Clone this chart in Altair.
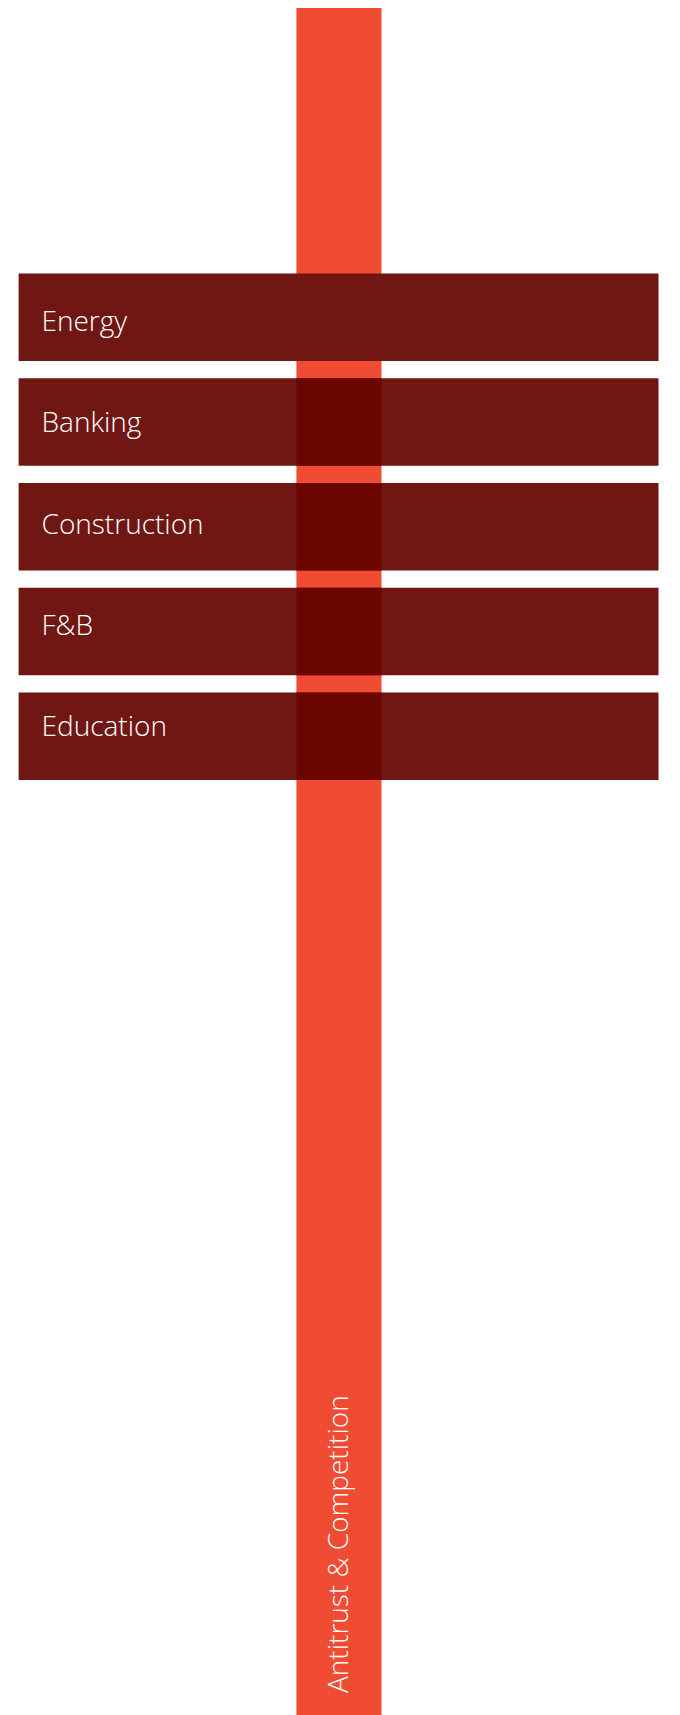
import altair as alt
import pandas as pd

# ---- data ----
industries = ["Energy", "Banking", "Construction", "F&B", "Education"]
linked = [False, True, True, True, True]
practice_area = ["Antitrust & Competition"]

# ---- layout (chart units: pixels of the plot area) ----
W, H = 664, 1707
BAR_X0, BAR_X1 = 10.6, 650.5
COL_X0, COL_X1 = 288.4, 373.5
ROW_TOP, ROW_BOTTOM = 265.5, 772.0
LABEL_X = 33.5
FONT = "Open Sans"
FONT_SIZE = 28

rows = pd.DataFrame({"industry": industries, "linked": linked, "order": range(len(industries))})
rows["x0"] = BAR_X0
rows["x1"] = BAR_X1
rows["cx0"] = COL_X0
rows["cx1"] = COL_X1
rows["lx"] = LABEL_X

col = pd.DataFrame({"area": practice_area, "x0": [COL_X0], "x1": [COL_X1],
                    "y0": [0], "y1": [H], "cx": [(COL_X0 + COL_X1) / 2 + 1], "ty": [H - 22]})

xs = alt.Scale(domain=[0, W], range=[0, W], nice=False, zero=False)
ys_q = alt.Scale(domain=[0, H], range=[0, H], nice=False, zero=False)
ys_b = alt.Scale(domain=industries, range=[ROW_TOP, ROW_BOTTOM], paddingInner=0.165, paddingOuter=0)

noaxis = None

column = alt.Chart(col).mark_rect(color="#F04B33").encode(
    x=alt.X("x0:Q", scale=xs, axis=noaxis),
    x2="x1:Q",
    y=alt.Y("y0:Q", scale=ys_q, axis=noaxis),
    y2="y1:Q",
)

col_label = alt.Chart(col).mark_text(
    angle=270, align="left", baseline="middle", color="white",
    font=FONT, fontSize=FONT_SIZE, fontWeight=300,
).encode(
    x=alt.X("cx:Q", scale=xs, axis=noaxis),
    y=alt.Y("ty:Q", scale=ys_q, axis=noaxis),
    text="area:N",
)

bars = alt.Chart(rows).mark_bar(color="#701713").encode(
    x=alt.X("x0:Q", scale=xs, axis=noaxis),
    x2="x1:Q",
    y=alt.Y("industry:N", scale=ys_b, axis=noaxis, sort=industries),
)

overlap = alt.Chart(rows).transform_filter("datum.linked").mark_bar(color="#6A0500").encode(
    x=alt.X("cx0:Q", scale=xs, axis=noaxis),
    x2="cx1:Q",
    y=alt.Y("industry:N", scale=ys_b, axis=noaxis, sort=industries),
)

labels = alt.Chart(rows).mark_text(
    align="left", baseline="middle", color="white",
    font=FONT, fontSize=FONT_SIZE, fontWeight=300, dy=-1,
).encode(
    x=alt.X("lx:Q", scale=xs, axis=noaxis),
    y=alt.Y("industry:N", scale=ys_b, axis=noaxis, sort=industries, bandPosition=0.5),
    text="industry:N",
)

chart = alt.layer(column, col_label, bars, overlap, labels).resolve_scale(y="independent").properties(
    width=W, height=H, padding=0, autosize=alt.AutoSizeParams(type="none")
).configure_view(stroke=None)

chart.save("out.html", embed_options={"renderer": "svg", "actions": False})
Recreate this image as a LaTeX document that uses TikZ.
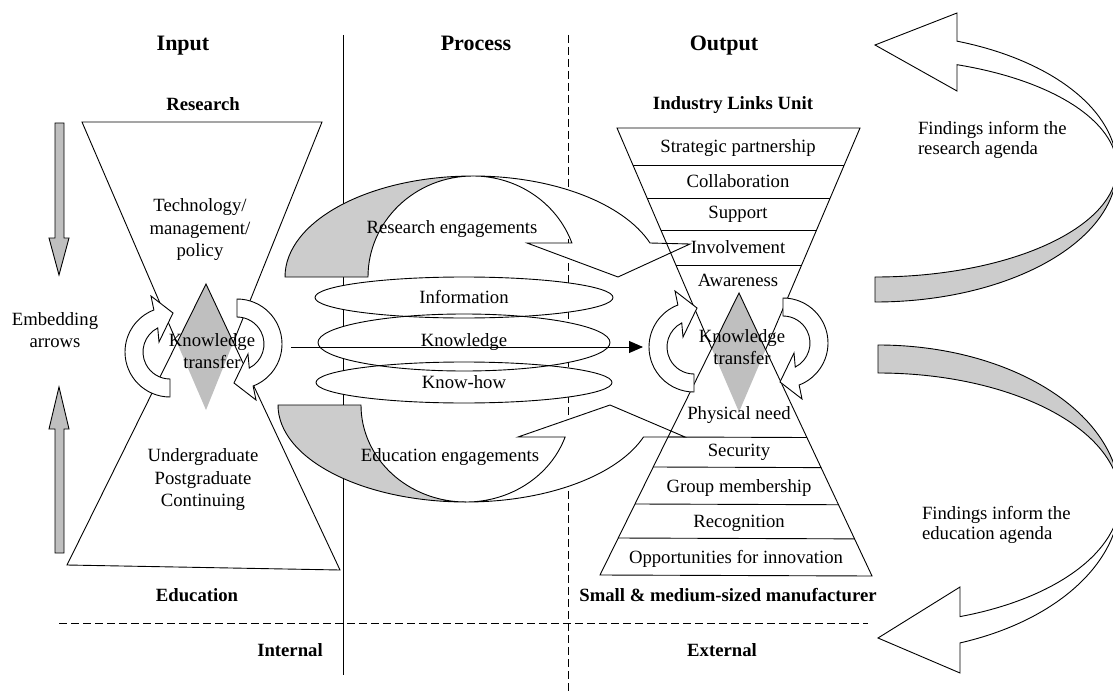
\documentclass[tikz,border=0pt]{standalone}
\usepackage{fontspec}
\setmainfont{Liberation Serif}
\usetikzlibrary{arrows.meta,calc,shapes.geometric}
\newcommand{\embedarrow}[3]{%
  \begin{scope}[shift={(#1,#2)}, rotate=#3]
    \draw[wfill] (90:45) arc[start angle=90, end angle=249, radius=45]
      -- (-19,-56) -- (3,-39) -- (-11,-10) -- (243:27)
      arc[start angle=243, end angle=90, radius=27] -- cycle;
  \end{scope}}
\begin{document}
\begin{tikzpicture}[x=1pt,y=-1pt,
  every node/.style={inner sep=0pt, outer sep=0pt},
  txt/.style={font=\fontsize{18.7}{22.5}\selectfont, align=center},
  btxt/.style={font=\fontsize{18.7}{22.5}\selectfont\bfseries, align=center},
  hdr/.style={font=\fontsize{22}{26}\selectfont\bfseries, anchor=base},
  ftxt/.style={font=\fontsize{18.7}{20}\selectfont, align=left, anchor=west},
  thinline/.style={line width=0.9pt, line join=miter},
  divider/.style={line width=0.9pt, dash pattern=on 8pt off 4pt},
  grayband/.style={thinline, fill=gray!40},
  wfill/.style={thinline, fill=white},
  diagray/.style={fill=gray!50},
  vgray/.style={thinline, fill=gray!50},
  ell/.style={ellipse, draw, line width=0.9pt, txt},
]
\useasboundingbox (0,0) rectangle (1113,695);
\clip (0,0) rectangle (1113,695);

% ---------- dividers ----------
\coordinate (vs1) at (343,35); \coordinate (vs2) at (343,675);
\draw[thinline] (vs1) -- (vs2);
\coordinate (vd1) at (568,35); \coordinate (vd2) at (568,695);
\draw[divider] (vd1) -- (vd2);
\coordinate (hd1) at (59,623); \coordinate (hd2) at (868,623);
\draw[divider] (hd1) -- (hd2);

% ---------- process ellipses ----------
\fill[white] (464,297.5) ellipse [x radius=149, y radius=20.5];
\fill[white] (464,342.5) ellipse [x radius=146, y radius=28.5];
\fill[white] (464,382.5) ellipse [x radius=148, y radius=20.5];
\node[ell, minimum width=298pt, minimum height=41pt] (info) at (464,297.5) {Information};
\node[ell, minimum width=292pt, minimum height=57pt] (know) at (464,342.5) {Knowledge};
\node[ell, minimum width=296pt, minimum height=41pt] (knowhow) at (464,382.5) {Know-how};

% knowledge arrow
\coordinate (ka) at (291,347); \coordinate (kb) at (643,347);
\draw[thinline, -{Triangle[length=14pt,width=12pt]}] (ka) -- (kb);

% ---------- research engagements arrow ----------
\begin{scope}[shift={(473,277)}]
  \draw[grayband] (-188,0) arc[start angle=180,end angle=270,x radius=188,y radius=101]
    arc[start angle=270,end angle=180,x radius=105,y radius=101] -- cycle;
  \draw[wfill] (0,-101) arc[start angle=270,end angle=340.33,x radius=105,y radius=101]
    -- (54,-34) -- (145,0) -- (217,-33) -- (177,-34)
    arc[start angle=340.33,end angle=270,x radius=188,y radius=101] -- cycle;
\end{scope}

% ---------- education engagements arrow ----------
\begin{scope}[shift={(466,405)}]
  \draw[grayband] (-188,0) arc[start angle=180,end angle=90,x radius=188,y radius=97]
    arc[start angle=90,end angle=180,x radius=105,y radius=97] -- cycle;
  \draw[wfill] (0,97) arc[start angle=90,end angle=19.26,x radius=105,y radius=97]
    -- (52,32) -- (144,0) -- (219,32) -- (177.5,32)
    arc[start angle=19.26,end angle=90,x radius=188,y radius=97] -- cycle;
\end{scope}

% ---------- left hourglass ----------
\coordinate (LT1) at (82,122); \coordinate (LT2) at (322,122); \coordinate (LTA) at (206,410);
\coordinate (LB1) at (67,565); \coordinate (LB2) at (340,570); \coordinate (LBA) at (206,284);
\coordinate (LXL) at (intersection of LT1--LTA and LB1--LBA);
\coordinate (LXR) at (intersection of LT2--LTA and LB2--LBA);
\fill[diagray] (LBA) -- (LXL) -- (LTA) -- (LXR) -- cycle;
\draw[thinline] (LXL) -- (LT1) -- (LT2) -- (LXR);
\draw[thinline] (LB1) -- (LBA) -- (LB2) -- cycle;

% ---------- right hourglass ----------
\coordinate (RT1) at (617,128); \coordinate (RT2) at (860,128); \coordinate (RTA) at (739,412);
\coordinate (RB1) at (600,575); \coordinate (RB2) at (872,576); \coordinate (RBA) at (739,293);
\coordinate (RXL) at (intersection of RT1--RTA and RB1--RBA);
\coordinate (RXR) at (intersection of RT2--RTA and RB2--RBA);
\fill[diagray] (RBA) -- (RXL) -- (RTA) -- (RXR) -- cycle;
\draw[thinline] (RXL) -- (RT1) -- (RT2) -- (RXR);
\draw[thinline] (RB1) -- (RBA) -- (RB2) -- cycle;
\foreach \t in {0.1303,0.2465,0.3592,0.4824}
  \draw[thinline] ($(RT1)!\t!(RTA)$) -- ($(RT2)!\t!(RTA)$);
\foreach \t in {0.5106,0.617,0.7482,0.8688}
  \draw[thinline] ($(RBA)!\t!(RB1)$) -- ($(RBA)!\t!(RB2)$);

% ---------- embedding circular arrows ----------
\embedarrow{170}{352}{0}
\embedarrow{237}{344}{180}
\embedarrow{694}{347}{0}
\embedarrow{783}{343}{180}

% ---------- vertical gray arrows ----------
\draw[vgray] (55,123) -- (64,123) -- (64,238) -- (69,238) -- (59,275) -- (49,238) -- (55,238) -- cycle;
\draw[vgray] (59,387) -- (69,429) -- (64,429) -- (64,553) -- (55,553) -- (55,429) -- (49,429) -- cycle;

% ---------- findings arrows (right) ----------
\begin{scope}[shift={(875,167.6)}]
  \draw[grayband] (0,134.4) arc[start angle=90,end angle=0,x radius=242,y radius=134.4]
    arc[start angle=0,end angle=90,x radius=242,y radius=109.4] -- cycle;
  \draw[wfill] (242,0) arc[start angle=0,end angle=-70.2,x radius=242,y radius=134.4]
    -- (82,-154.6) -- (0,-122.6) -- (82,-76.6) -- (82,-102.9)
    arc[start angle=-70.2,end angle=0,x radius=242,y radius=109.4] -- cycle;
\end{scope}
\begin{scope}[shift={(878,498.5)}]
  \draw[grayband] (0,-153.5) arc[start angle=270,end angle=360,x radius=242,y radius=153.5]
    arc[start angle=360,end angle=270,x radius=242,y radius=125.5] -- cycle;
  \draw[wfill] (242,0) arc[start angle=0,end angle=70.2,x radius=242,y radius=153.5]
    -- (82,174.5) -- (0,139.5) -- (82,88.5) -- (82,118.1)
    arc[start angle=70.2,end angle=0,x radius=242,y radius=125.5] -- cycle;
\end{scope}

% ---------- texts ----------
\node[hdr] (input) at (183,51) {Input};
\node[hdr] (process) at (476,51) {Process};
\node[hdr] (output) at (724,51) {Output};

\node[btxt] (research) at (203,104) {Research};
\node[btxt] (ilu) at (733,105) {Industry Links Unit};
\node[txt] (tech) at (200,230) {Technology/\\management/\\policy};
\node[txt] (embed) at (55,330) {Embedding\\arrows};
\node[txt] (ktl) at (212,351) {Knowledge\\transfer};
\node[txt] (ktr) at (742,347) {Knowledge\\transfer};
\node[txt] (courses) at (203,480) {Undergraduate\\Postgraduate\\Continuing};
\node[btxt] (education) at (197,595) {Education};
\node[btxt] (smm) at (728,595) {Small \& medium-sized manufacturer};
\node[btxt] (internal) at (290,650) {Internal};
\node[btxt] (external) at (722,650) {External};

\node[txt] (reng) at (452,229) {Research engagements};
\node[txt] (eeng) at (450,457) {Education engagements};

\node[txt] (l1) at (738,148) {Strategic partnership};
\node[txt] (l2) at (738,181) {Collaboration};
\node[txt] (l3) at (738,214) {Support};
\node[txt] (l4) at (738,247) {Involvement};
\node[txt] (l5) at (738,280) {Awareness};
\node[txt] (p1) at (739,415) {Physical need};
\node[txt] (p2) at (739,452) {Security};
\node[txt] (p3) at (739,488) {Group membership};
\node[txt] (p4) at (739,523) {Recognition};
\node[txt] (p5) at (736,559) {Opportunities for innovation};

\node[ftxt] (fr) at (918,140) {Findings inform the\\research agenda};
\node[ftxt] (fe) at (922,525) {Findings inform the\\education agenda};
\end{tikzpicture}
\end{document}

◇ ◇ ◇ ◇ ◇

§ **OBJECTIVE**:
The word "this" appears in how many lines of the records? Give the number only.

§ **RESPONSE**:
2